A student or reader who worked through that material would come away with a fundamentally different picture of the founding than the one the biography genre provides. They would see a network of arguments rather than a sequence of great men. They would see the relationships, the rivalries, the long simmering disagreements that the biographies have to compress into single chapters. They would see, especially, the ambivalence — the genuine intellectual ambivalence about what they were doing — that the biographies tend to flatten into decisive forward motion.
They would also see how much of the founding was contingent. Letters preserve the moment before a decision was made, when the decision could still go the other way. Biographies almost always, by their structure, narrate backward from the outcome. The genre's basic gravitational pull is toward inevitability. Letters resist that pull.
VI. The honest book
If I were going to recommend a single book to a reader who wanted to understand the American founders without being recruited into hagiography, it would not be a biography. It would be the Library of America's two-volume edition of the Debate on the Constitution, the contemporary collected papers of Publius and his opponents, in the order they appeared in 1787 and 1788. It is about two thousand pages. It is not light reading. But it is honest reading — by which I mean reading that does not have its conclusion built in.
The biographies will continue to come. There is, I am told, a Henry Knox biography in the works, and at least two new Madison biographies under contract. They will be reviewed, and some of them will be excellent.

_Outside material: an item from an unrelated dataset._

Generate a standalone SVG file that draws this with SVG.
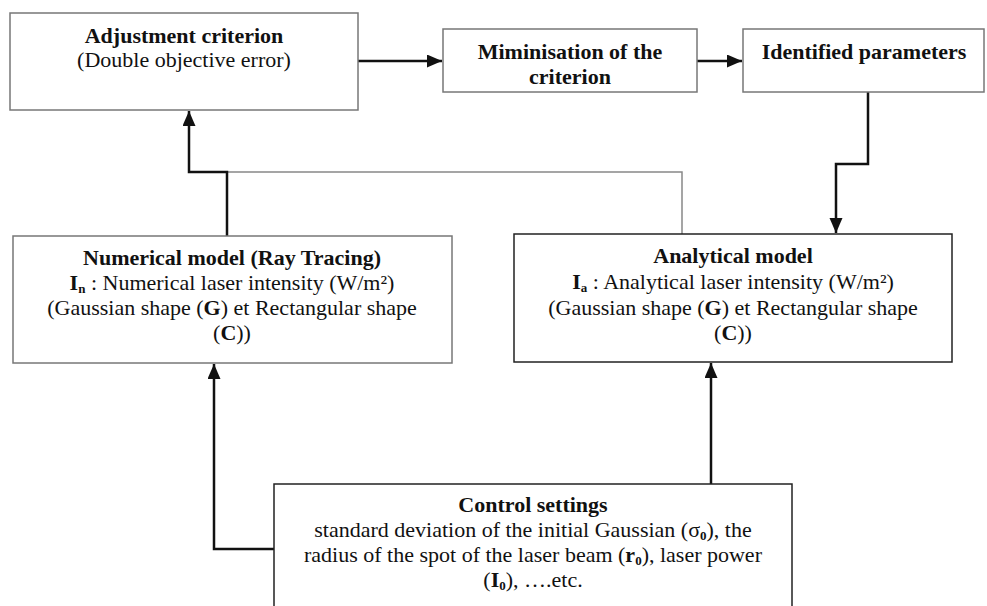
<svg xmlns="http://www.w3.org/2000/svg" width="987" height="606" viewBox="0 0 987 606">
<style>
  .box { fill: #ffffff; stroke: #777777; stroke-width: 1.5; }
  .boxd { fill: #ffffff; stroke: #222222; stroke-width: 1.5; }
  .t { font-family: "Liberation Serif", "Times New Roman", serif; font-size: 22px; fill: #111111; text-anchor: middle; }
  .b { font-weight: bold; }
  .sub { font-size: 13px; font-weight: bold; }
  .conn { fill: none; stroke: #111111; stroke-width: 2.5; }
  .thin { fill: none; stroke: #888888; stroke-width: 1.5; }
</style>
<defs>
  <marker id="arr" markerUnits="userSpaceOnUse" markerWidth="16" markerHeight="14" refX="15" refY="6.5" orient="auto">
    <path d="M0,0 L15,6.5 L0,13 Z" fill="#111111"/>
  </marker>
</defs>
<rect width="987" height="606" fill="#ffffff"/>

<g id="connectors">
  <path class="thin" d="M682,234 V172 H227"/>
  <path class="conn" d="M358,61 H442" marker-end="url(#arr)"/>
  <path class="conn" d="M697,61 H742" marker-end="url(#arr)"/>
  <path class="conn" d="M868,92 V164 H836 V233" marker-end="url(#arr)"/>
  <path class="conn" d="M227,236 V172 H189 V111" marker-end="url(#arr)"/>
  <path class="conn" d="M274,549 H214 V364" marker-end="url(#arr)"/>
  <path class="conn" d="M711,484 V363" marker-end="url(#arr)"/>
</g>

<g id="adjustment">
  <rect class="box" x="10" y="13" width="348" height="97"/>
  <text class="t b" x="184" y="43">Adjustment criterion</text>
  <text class="t" x="184" y="67">(Double objective error)</text>
</g>

<g id="minimisation">
  <rect class="box" x="443" y="29" width="254" height="63"/>
  <text class="t b" x="570" y="59">Miminisation of the</text>
  <text class="t b" x="570" y="84">criterion</text>
</g>

<g id="identified">
  <rect class="box" x="743" y="29" width="241" height="63"/>
  <text class="t b" x="864" y="59">Identified parameters</text>
</g>

<g id="numerical">
  <rect class="box" x="13" y="236" width="439" height="127"/>
  <text class="t b" x="232" y="265">Numerical model (Ray Tracing)</text>
  <text class="t" x="232" y="290"><tspan class="b">I</tspan><tspan class="sub" dy="3">n</tspan><tspan dy="-3"> : Numerical laser intensity (W/m²)</tspan></text>
  <text class="t" x="232" y="315">(Gaussian shape (<tspan class="b">G</tspan>) et Rectangular shape</text>
  <text class="t" x="232" y="340">(<tspan class="b">C</tspan>))</text>
</g>

<g id="analytical">
  <rect class="boxd" x="514" y="234" width="438" height="128"/>
  <text class="t b" x="733" y="263">Analytical model</text>
  <text class="t" x="733" y="289"><tspan class="b">I</tspan><tspan class="sub" dy="3">a</tspan><tspan dy="-3"> : Analytical laser intensity (W/m²)</tspan></text>
  <text class="t" x="733" y="315">(Gaussian shape (<tspan class="b">G</tspan>) et Rectangular shape</text>
  <text class="t" x="733" y="340">(<tspan class="b">C</tspan>))</text>
</g>

<g id="control">
  <rect class="boxd" x="274" y="484" width="518" height="140"/>
  <text class="t b" x="533" y="512">Control settings</text>
  <text class="t" x="533" y="537">standard deviation of the initial Gaussian (σ<tspan class="sub" dy="3">0</tspan><tspan dy="-3">), the</tspan></text>
  <text class="t" x="533" y="562">radius of the spot of the laser beam (<tspan class="b">r</tspan><tspan class="sub" dy="3">0</tspan><tspan dy="-3">), laser power</tspan></text>
  <text class="t" x="533" y="587">(<tspan class="b">I</tspan><tspan class="sub" dy="3">0</tspan><tspan dy="-3">), ….etc.</tspan></text>
</g>
</svg>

But the genre, as a genre, has done what it can do. We need a different relationship to the founding now. We need to read the founders the way the founders read each other — argumentatively, suspiciously, in the company of their letters and their opponents, with the assumption that they were figuring it out as they went and that they were often wrong.
That is a harder kind of reading. It is also, I think, the kind we owe them.